In April 2021, President Jon Wells took over from John Baumann. as CEO.

== Acquisitions ==
Midmark made several acquisitions to broaden each of its markets:
- Brentwood Medical Products, Torrance, California - digital diagnostic products
- Apollo Dental Products, Clovis, California - air compressors and evacuation systems for the dental market
- Matrx, Orchard Park, New York - air compressors and evacuation systems for dental and veterinary medicine
- DBL7, Fort Collins, Colorado - veterinary power examination and procedure tables, including the Canis Major Exam Lift Table
- European Design, Inc., Glasgow, Kentucky - a wood cabinetry company, was acquired in 2007.
- Sharn Veterinary, Inc., Tampa, Florida - monitoring and critical care equipment for animal healthcare under the Cardell, CardEx, and Versaflo brands
- Progeny, Inc., Lincolnshire, Illinois - radiographic imaging products for human and animal dental markets
- Newmed, S.r.L, Quattro Castella, Italy- tabletop sterilization products and accessories for the medical, dental, and animal health markets
- Schroer Manufacturing Company (Shor-Line) animal health equipment manufacturer. Kansas City, Kansas
In 1996, the company acquired Knight Manufacturing, Inc. in Asheville, North Carolina, expanding its product offerings in the dental market. In 1998, Midmark purchased the French holding company Arteme, a maker of primary and acute-care medical products.
- Brentwood Medical Products of Torrance, California, was purchased in 2000.
- In March 2009 Progeny, Inc. of Lincolnshire, Illinois, a radiographic imaging product for human and animal dental markets, was purchased.
- In 2010, Midmark acquired the majority equity position in Janak Healthcare Private Limited, and in 2014, took sole ownership of the company in Mumbai, India with manufacturing in Umargam, Gujarat.
- The company purchased a minority share in Cleveland Medical Devices in 2011.
- In May 2016, Midmark acquired Versus Technology, Inc., a maker of locating technology, badges, and software in Traverse City, Michigan, and VSSI Inc., a manufacturer of veterinary practice equipment in Carthage, Missouri
- In 2019, Midmark acquired Mason Company, an animal boarding and containment solutions company in Leesburg and Lebanon, Ohio
- Schroer Manufacturing Company (Shor-Line), a Kansas City, Kansas-based animal health equipment manufacturing company, was acquired in 2021.

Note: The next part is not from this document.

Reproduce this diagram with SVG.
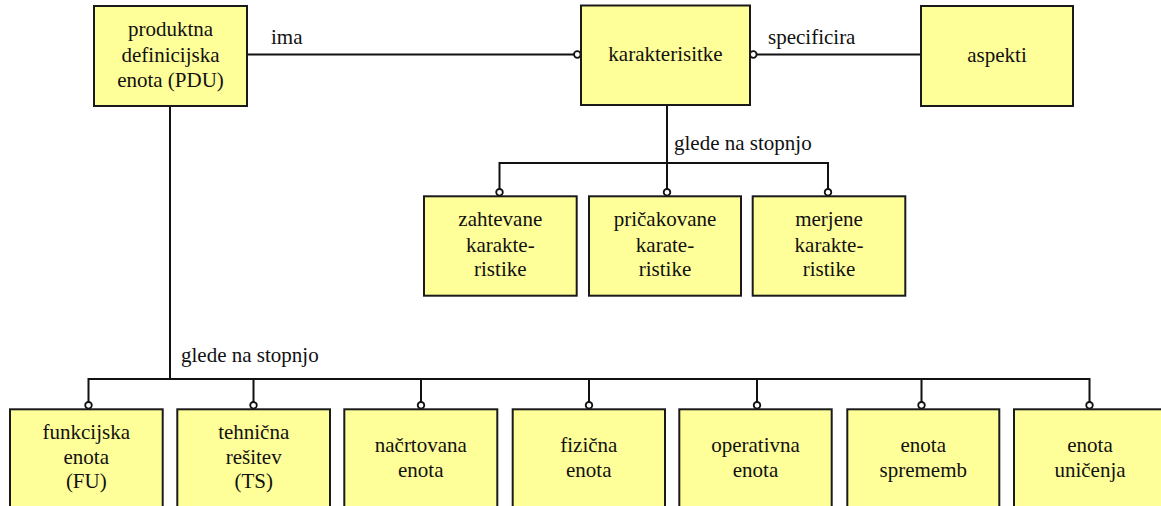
<svg xmlns="http://www.w3.org/2000/svg" width="1161" height="506" viewBox="0 0 1161 506">
<style>
.box{fill:#ffff99;stroke:#1a1a1a;stroke-width:2}
.t{font-family:'Liberation Serif','DejaVu Serif',serif;font-size:21px;fill:#111;text-anchor:middle}
.l{font-family:'Liberation Serif','DejaVu Serif',serif;font-size:21px;fill:#111}
.c{fill:none;stroke:#111;stroke-width:2}
.o{fill:#fff;stroke:#111;stroke-width:1.8}
</style>
<rect width="1161" height="506" fill="#fff"/>
<g id="connectors">
<path class="c" d="M247 54.5H574"/>
<path class="c" d="M756.6 54.5H921"/>
<path class="c" d="M667 105V189"/>
<path class="c" d="M499.5 189V163H828V189"/>
<path class="c" d="M170 106V379"/>
<path class="c" d="M88.5 402V379H1089.5V402"/>
<path class="c" d="M253.5 379V402M421 379V402M589 379V402M757 379V402M921.5 379V402"/>
<circle class="o" cx="577.3" cy="54.5" r="3.3"/>
<circle class="o" cx="753.3" cy="54.5" r="3.3"/>
<circle class="o" cx="499.5" cy="192.3" r="3.3"/>
<circle class="o" cx="667" cy="192.3" r="3.3"/>
<circle class="o" cx="828" cy="192.3" r="3.3"/>
<circle class="o" cx="88.5" cy="405.3" r="3.3"/>
<circle class="o" cx="253.5" cy="405.3" r="3.3"/>
<circle class="o" cx="421" cy="405.3" r="3.3"/>
<circle class="o" cx="589" cy="405.3" r="3.3"/>
<circle class="o" cx="757" cy="405.3" r="3.3"/>
<circle class="o" cx="921.5" cy="405.3" r="3.3"/>
<circle class="o" cx="1089.5" cy="405.3" r="3.3"/>
<text class="l" x="271" y="43.5">ima</text>
<text class="l" x="768" y="43.5">specificira</text>
<text class="l" x="674" y="150">glede na stopnjo</text>
<text class="l" x="181" y="361.5">glede na stopnjo</text>
</g>
<g id="pdu"><rect class="box" x="94" y="6" width="153" height="100"/>
<text class="t" x="170.5" y="36">produktna</text><text class="t" x="170.5" y="61.5">definicijska</text><text class="t" x="170.5" y="86.5">enota (PDU)</text></g>
<g id="karakterisitke"><rect class="box" x="581" y="5.5" width="169" height="99.5"/>
<text class="t" x="665.5" y="61">karakterisitke</text></g>
<g id="aspekti"><rect class="box" x="921" y="6" width="152" height="100"/>
<text class="t" x="997" y="61.5">aspekti</text></g>
<g id="zahtevane"><rect class="box" x="424" y="196.3" width="152.7" height="99.4"/>
<text class="t" x="500.3" y="226">zahtevane</text><text class="t" x="500.3" y="251.5">karakte-</text><text class="t" x="500.3" y="276">ristike</text></g>
<g id="pricakovane"><rect class="box" x="589" y="196.3" width="152" height="99.4"/>
<text class="t" x="665" y="226">pričakovane</text><text class="t" x="665" y="251.5">karate-</text><text class="t" x="665" y="276">ristike</text></g>
<g id="merjene"><rect class="box" x="752.7" y="196.3" width="152.6" height="99.4"/>
<text class="t" x="829" y="226">merjene</text><text class="t" x="829" y="251.5">karakte-</text><text class="t" x="829" y="276">ristike</text></g>
<g id="fu"><rect class="box" x="10" y="409.3" width="152.7" height="100"/>
<text class="t" x="86.3" y="439">funkcijska</text><text class="t" x="86.3" y="463.5">enota</text><text class="t" x="86.3" y="488">(FU)</text></g>
<g id="ts"><rect class="box" x="177.3" y="409.3" width="152.7" height="100"/>
<text class="t" x="253.7" y="439">tehnična</text><text class="t" x="253.7" y="463.5">rešitev</text><text class="t" x="253.7" y="488">(TS)</text></g>
<g id="nacrtovana"><rect class="box" x="344.3" y="409.3" width="153" height="100"/>
<text class="t" x="420.8" y="451.5">načrtovana</text><text class="t" x="420.8" y="477">enota</text></g>
<g id="fizicna"><rect class="box" x="512.7" y="409.3" width="152.3" height="100"/>
<text class="t" x="588.8" y="451.5">fizična</text><text class="t" x="588.8" y="477">enota</text></g>
<g id="operativna"><rect class="box" x="679.3" y="409.3" width="152.4" height="100"/>
<text class="t" x="755.5" y="451.5">operativna</text><text class="t" x="755.5" y="477">enota</text></g>
<g id="sprememb"><rect class="box" x="847.3" y="409.3" width="152" height="100"/>
<text class="t" x="923.3" y="451.5">enota</text><text class="t" x="923.3" y="477">sprememb</text></g>
<g id="unicenja"><rect class="box" x="1014" y="409.3" width="152.5" height="100"/>
<text class="t" x="1090" y="451.5">enota</text><text class="t" x="1090" y="477">uničenja</text></g>
</svg>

- Netherlands-based Fortimedix was acquired in November 2024.

== Awards ==
- In 2008 Midmark was named one of the "Healthiest Companies in America" by Interactive Health Solutions (IHS).
- Midmark was the recipient of the Best-in-Class Award in 2009, 2010 and 2011 for achieving Best-in-Class status in the Electromedical product category. This award is determined through a combination of year-over-year market share growth and total market share.
- In 2011, Midmark was presented the Medical Design Excellence Award for its 625 Barrier-Free Examination table.
- In 2016, Midmark received a GOOD Design Award for its Artizan Dental Cabinetry.
- Midmark received a Certificate of Excellence in the 2016 American In-house Design Awards for its first iBook.
- In 2016, Midmark received a Dayton Business Journal Manufacturing Award for Workforce Training.